■ Available data
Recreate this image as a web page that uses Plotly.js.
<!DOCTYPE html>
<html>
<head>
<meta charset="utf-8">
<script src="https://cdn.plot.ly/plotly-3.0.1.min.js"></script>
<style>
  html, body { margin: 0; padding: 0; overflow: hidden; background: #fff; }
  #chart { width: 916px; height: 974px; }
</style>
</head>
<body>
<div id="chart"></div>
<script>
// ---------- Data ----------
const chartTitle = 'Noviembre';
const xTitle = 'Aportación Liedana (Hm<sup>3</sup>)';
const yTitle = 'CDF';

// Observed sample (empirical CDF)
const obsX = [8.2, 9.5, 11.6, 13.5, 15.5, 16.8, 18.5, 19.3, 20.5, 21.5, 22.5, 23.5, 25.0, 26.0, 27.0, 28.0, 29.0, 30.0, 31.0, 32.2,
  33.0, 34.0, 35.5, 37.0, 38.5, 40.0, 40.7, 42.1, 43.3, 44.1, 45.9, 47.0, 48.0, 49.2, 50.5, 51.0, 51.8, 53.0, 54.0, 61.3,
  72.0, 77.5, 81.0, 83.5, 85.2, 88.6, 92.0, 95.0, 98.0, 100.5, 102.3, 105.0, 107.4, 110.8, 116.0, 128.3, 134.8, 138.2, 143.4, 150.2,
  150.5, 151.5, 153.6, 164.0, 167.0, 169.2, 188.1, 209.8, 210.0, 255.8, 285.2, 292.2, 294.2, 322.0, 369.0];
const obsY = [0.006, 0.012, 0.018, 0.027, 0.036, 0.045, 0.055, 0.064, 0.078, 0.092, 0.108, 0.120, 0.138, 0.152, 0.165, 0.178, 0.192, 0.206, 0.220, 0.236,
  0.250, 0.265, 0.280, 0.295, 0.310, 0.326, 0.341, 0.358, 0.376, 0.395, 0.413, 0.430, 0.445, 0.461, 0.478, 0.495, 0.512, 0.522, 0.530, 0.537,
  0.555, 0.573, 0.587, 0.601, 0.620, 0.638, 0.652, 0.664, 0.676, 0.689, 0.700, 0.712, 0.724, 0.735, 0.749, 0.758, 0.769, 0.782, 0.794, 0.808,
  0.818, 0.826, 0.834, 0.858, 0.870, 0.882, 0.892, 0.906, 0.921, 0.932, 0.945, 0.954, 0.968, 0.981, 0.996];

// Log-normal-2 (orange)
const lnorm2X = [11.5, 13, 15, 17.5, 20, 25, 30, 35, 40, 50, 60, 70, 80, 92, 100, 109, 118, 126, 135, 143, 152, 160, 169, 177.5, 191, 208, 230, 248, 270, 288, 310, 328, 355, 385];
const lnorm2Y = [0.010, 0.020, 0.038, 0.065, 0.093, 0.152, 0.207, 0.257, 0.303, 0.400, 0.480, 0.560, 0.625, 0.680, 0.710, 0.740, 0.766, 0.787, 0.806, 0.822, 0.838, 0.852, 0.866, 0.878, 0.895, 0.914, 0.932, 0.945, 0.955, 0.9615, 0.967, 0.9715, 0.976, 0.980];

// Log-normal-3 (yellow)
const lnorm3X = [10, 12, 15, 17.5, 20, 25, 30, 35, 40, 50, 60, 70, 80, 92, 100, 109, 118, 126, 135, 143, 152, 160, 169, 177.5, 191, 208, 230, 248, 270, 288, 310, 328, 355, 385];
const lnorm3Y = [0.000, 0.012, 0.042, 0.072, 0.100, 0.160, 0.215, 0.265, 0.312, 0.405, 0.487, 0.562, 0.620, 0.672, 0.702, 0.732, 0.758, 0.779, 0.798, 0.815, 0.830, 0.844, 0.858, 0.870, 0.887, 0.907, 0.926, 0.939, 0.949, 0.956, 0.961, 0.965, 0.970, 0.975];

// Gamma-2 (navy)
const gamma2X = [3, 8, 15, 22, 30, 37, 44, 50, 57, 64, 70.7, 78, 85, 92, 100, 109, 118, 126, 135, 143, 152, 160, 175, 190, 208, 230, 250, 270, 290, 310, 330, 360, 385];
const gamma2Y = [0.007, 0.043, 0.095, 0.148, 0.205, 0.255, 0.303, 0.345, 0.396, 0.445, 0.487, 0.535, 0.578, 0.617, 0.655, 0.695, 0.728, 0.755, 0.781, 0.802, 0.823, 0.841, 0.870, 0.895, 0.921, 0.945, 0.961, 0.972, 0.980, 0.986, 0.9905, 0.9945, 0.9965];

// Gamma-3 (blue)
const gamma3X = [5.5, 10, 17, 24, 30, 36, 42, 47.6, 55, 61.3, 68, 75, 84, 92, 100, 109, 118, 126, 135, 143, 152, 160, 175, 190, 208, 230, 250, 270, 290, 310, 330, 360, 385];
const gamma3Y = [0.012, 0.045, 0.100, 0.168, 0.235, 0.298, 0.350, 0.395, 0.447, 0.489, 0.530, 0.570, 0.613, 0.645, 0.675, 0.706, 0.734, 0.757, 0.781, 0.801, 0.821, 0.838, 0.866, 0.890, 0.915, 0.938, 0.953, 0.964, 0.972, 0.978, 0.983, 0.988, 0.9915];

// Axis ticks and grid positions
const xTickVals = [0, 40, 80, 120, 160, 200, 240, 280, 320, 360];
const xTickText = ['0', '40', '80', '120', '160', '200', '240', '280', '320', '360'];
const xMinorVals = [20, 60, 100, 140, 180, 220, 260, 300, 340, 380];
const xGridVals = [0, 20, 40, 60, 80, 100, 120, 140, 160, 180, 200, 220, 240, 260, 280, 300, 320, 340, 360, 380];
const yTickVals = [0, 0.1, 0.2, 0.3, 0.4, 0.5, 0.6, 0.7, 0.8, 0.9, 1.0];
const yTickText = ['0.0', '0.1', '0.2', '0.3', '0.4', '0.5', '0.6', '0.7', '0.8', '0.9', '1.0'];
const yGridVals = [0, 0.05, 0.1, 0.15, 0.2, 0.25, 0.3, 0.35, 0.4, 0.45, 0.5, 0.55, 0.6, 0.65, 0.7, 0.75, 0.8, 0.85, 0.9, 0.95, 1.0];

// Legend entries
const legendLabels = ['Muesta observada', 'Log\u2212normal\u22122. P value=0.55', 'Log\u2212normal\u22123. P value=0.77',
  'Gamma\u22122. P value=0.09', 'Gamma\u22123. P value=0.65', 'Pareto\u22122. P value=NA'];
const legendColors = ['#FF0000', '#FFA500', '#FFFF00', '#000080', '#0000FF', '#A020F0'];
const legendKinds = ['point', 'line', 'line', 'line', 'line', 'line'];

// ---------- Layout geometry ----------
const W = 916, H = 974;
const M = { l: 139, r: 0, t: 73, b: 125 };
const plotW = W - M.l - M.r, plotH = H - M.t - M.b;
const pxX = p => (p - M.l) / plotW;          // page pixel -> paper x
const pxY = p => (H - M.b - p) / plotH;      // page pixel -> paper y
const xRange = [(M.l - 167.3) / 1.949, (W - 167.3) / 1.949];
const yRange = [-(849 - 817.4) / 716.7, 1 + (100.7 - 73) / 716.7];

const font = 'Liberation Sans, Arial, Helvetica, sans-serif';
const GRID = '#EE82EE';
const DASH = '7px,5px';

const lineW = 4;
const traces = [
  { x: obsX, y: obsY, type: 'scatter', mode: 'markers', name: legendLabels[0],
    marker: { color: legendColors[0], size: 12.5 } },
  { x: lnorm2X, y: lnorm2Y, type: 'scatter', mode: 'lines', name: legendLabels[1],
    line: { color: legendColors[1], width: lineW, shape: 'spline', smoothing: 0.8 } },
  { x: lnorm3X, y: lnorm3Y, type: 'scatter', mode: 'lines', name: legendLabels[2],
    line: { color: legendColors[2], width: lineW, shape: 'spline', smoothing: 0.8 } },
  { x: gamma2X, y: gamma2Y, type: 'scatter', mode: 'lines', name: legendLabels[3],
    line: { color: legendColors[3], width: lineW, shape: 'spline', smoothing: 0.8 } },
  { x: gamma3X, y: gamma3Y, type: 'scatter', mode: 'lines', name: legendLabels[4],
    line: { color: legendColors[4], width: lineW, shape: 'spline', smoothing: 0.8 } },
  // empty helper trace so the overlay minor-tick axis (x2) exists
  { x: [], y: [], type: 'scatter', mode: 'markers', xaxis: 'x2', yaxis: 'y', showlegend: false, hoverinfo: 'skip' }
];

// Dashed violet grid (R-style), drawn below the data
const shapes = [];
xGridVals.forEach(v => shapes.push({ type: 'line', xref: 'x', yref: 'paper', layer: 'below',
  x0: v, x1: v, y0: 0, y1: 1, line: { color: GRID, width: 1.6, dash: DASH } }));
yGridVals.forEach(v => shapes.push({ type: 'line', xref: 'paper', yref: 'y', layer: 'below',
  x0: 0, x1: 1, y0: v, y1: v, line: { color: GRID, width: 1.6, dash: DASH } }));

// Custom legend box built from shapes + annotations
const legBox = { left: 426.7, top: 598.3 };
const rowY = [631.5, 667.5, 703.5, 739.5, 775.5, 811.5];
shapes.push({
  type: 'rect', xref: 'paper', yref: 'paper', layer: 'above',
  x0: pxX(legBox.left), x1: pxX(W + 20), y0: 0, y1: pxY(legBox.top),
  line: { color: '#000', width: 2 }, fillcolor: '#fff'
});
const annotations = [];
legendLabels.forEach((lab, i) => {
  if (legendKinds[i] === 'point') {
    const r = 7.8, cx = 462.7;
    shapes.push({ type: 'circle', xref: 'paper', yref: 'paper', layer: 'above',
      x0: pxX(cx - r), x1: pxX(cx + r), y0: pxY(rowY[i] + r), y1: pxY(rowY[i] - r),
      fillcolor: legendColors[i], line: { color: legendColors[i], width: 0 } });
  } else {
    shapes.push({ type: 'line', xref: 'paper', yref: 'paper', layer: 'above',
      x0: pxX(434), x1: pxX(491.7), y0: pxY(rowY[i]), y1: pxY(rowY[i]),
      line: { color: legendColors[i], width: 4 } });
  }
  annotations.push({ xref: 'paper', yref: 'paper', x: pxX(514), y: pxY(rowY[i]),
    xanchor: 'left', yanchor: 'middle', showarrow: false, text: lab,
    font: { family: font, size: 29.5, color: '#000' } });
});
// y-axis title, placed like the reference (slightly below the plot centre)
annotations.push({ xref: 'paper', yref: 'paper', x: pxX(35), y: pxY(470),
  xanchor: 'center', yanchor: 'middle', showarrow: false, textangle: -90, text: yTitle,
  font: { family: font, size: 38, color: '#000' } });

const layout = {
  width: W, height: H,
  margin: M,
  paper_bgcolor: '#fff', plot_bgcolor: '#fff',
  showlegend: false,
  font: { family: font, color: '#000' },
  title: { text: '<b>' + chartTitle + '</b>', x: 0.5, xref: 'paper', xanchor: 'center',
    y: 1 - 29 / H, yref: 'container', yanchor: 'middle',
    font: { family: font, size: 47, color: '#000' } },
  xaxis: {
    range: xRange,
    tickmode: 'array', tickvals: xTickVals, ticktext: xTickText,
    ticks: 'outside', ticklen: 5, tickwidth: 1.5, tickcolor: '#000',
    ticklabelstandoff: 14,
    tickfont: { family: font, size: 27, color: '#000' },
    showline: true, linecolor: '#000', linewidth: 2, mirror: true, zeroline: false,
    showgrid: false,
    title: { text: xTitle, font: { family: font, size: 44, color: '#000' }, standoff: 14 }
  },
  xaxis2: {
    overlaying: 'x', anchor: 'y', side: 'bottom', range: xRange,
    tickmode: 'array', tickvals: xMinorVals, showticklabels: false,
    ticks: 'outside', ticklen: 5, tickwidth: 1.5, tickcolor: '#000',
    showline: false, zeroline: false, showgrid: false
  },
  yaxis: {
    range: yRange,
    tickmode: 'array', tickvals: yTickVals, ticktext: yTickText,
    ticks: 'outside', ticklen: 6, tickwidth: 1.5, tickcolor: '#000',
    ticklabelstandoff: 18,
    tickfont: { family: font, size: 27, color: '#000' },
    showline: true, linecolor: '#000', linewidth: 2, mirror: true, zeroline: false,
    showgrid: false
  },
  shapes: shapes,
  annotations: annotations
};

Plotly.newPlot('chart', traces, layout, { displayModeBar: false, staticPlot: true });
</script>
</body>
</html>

■ Request
Restate the first line and every line after it, word for word, stopping once the line with "const yTitle = 'CDF';" is done.

■ Result below
Recreate this image as a web page that uses Plotly.js.
<!DOCTYPE html>
<html>
<head>
<meta charset="utf-8">
<script src="https://cdn.plot.ly/plotly-3.0.1.min.js"></script>
<style>
  html, body { margin: 0; padding: 0; overflow: hidden; background: #fff; }
  #chart { width: 916px; height: 974px; }
</style>
</head>
<body>
<div id="chart"></div>
<script>
// ---------- Data ----------
const chartTitle = 'Noviembre';
const xTitle = 'Aportación Liedana (Hm<sup>3</sup>)';
const yTitle = 'CDF';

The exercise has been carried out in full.